The girls’ severed heads were dumped in plastic bags in their village in Indonesia’s strife-torn Central Sulawesi province, along with a handwritten note threatening more such attacks.
The note read: “Wanted: 100 more Christian heads, teenaged or adult, male or female; blood shall be answered with blood, soul with soul, head with head.”
Javanese trader Hasanuddin appeared in Jakarta Central Court yesterday charged with planning and directing the murders in October last year. He faces a death sentence if found guilty under anti-terrorism legislation.

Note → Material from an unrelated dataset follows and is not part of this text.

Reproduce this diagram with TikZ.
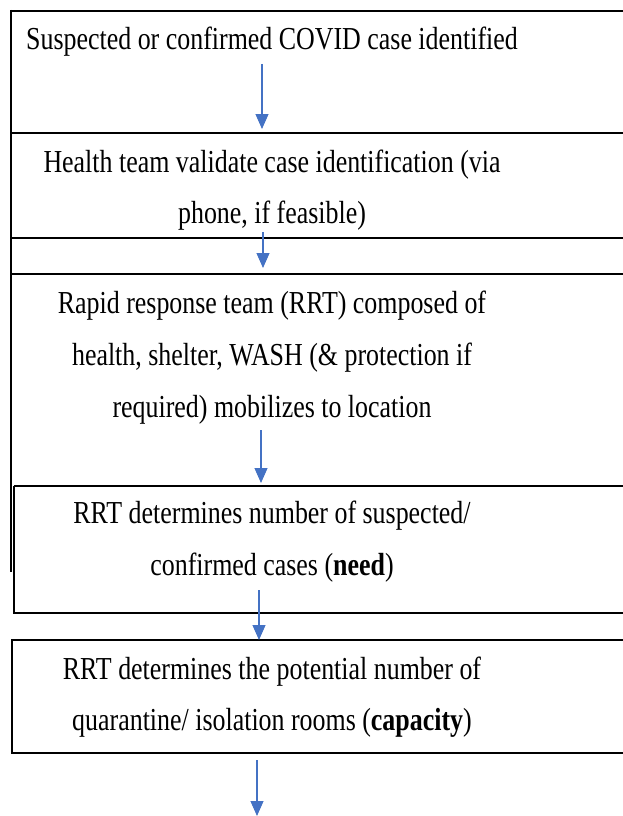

Hasanuddin allegedly returned from a visit to members of Philippines Islamist group the Moro Islamic Liberation Front with tales of how that organisation regularly staged bombings to coincide with Lebaran, the festival that ends the Muslim holy month of Ramadan. He later spoke with a preacher in Poso, Central Sulawesi, about whether such a plan could work in Indonesia, but expressed doubt about whether it was appropriate.
However, after further discussion with friends, he decided that beheading Christians could qualify as an act of Muslim charity.
Conscripting several accomplices at a local pesantren, or Islamic school, he directed one of them, Lilik Purnomo, to seek out “the head of a Christian”, prosecutors alleged.
“It would be a great Lebaran trophy if we got a Christian. Go search for the best place for us to find one,” Hasanuddin allegedly ordered his companion.
Lilik returned to say he had found an “excellent” target – a group of schoolgirls who travelled to and from class by foot in the Central Sulawesi village of Gebong Rejo. The village is in the district of Poso, where hundreds of people have died in sectarian violence in recent years.
Many observers worry that Central Sulawesi has become the latest battleground in a deadly jihad.
Three Christian men were executed there last month for their role in a massacre of Muslims in 2000 and there have been a series of deadly attacks in the province in recent months.
Prosecutors yesterday detailed how Hasanuddin, Lilik and co-accused Irwanto Irano planned the schoolgirl beheadings with six other men. They prepared six machetes and black plastic bags for carrying off the severed heads and spent several days surveying the area where the students regularly passed by.
The operation was called off on one occasion, when a woman spotted the attackers hiding by the roadside, waiting for their victims. On the night before the attack, Lilik told Hasanuddin: “I hope you are ready to receive your Lebaran gift.”
The attack was launched the following morning, but only four of the six targeted girls appeared.
Lilik, directing the attack from a nearby hill, told his accomplices to act quickly so that the remaining two girls could still be killed should they appear behind their friends.
The attackers cleanly beheaded three of the students but a fourth, Noviana Malewa, escaped after a struggle and ran away screaming. Her attackers gave chase but were unable to catch her.
The bodies, dressed in school uniform, were left by the roadside near the execution site, but the heads were carried in a backpack to Hasanuddin.The trial of his two co-accomplices was adjourned until Wednesday, when Hasanuddin will also reappear.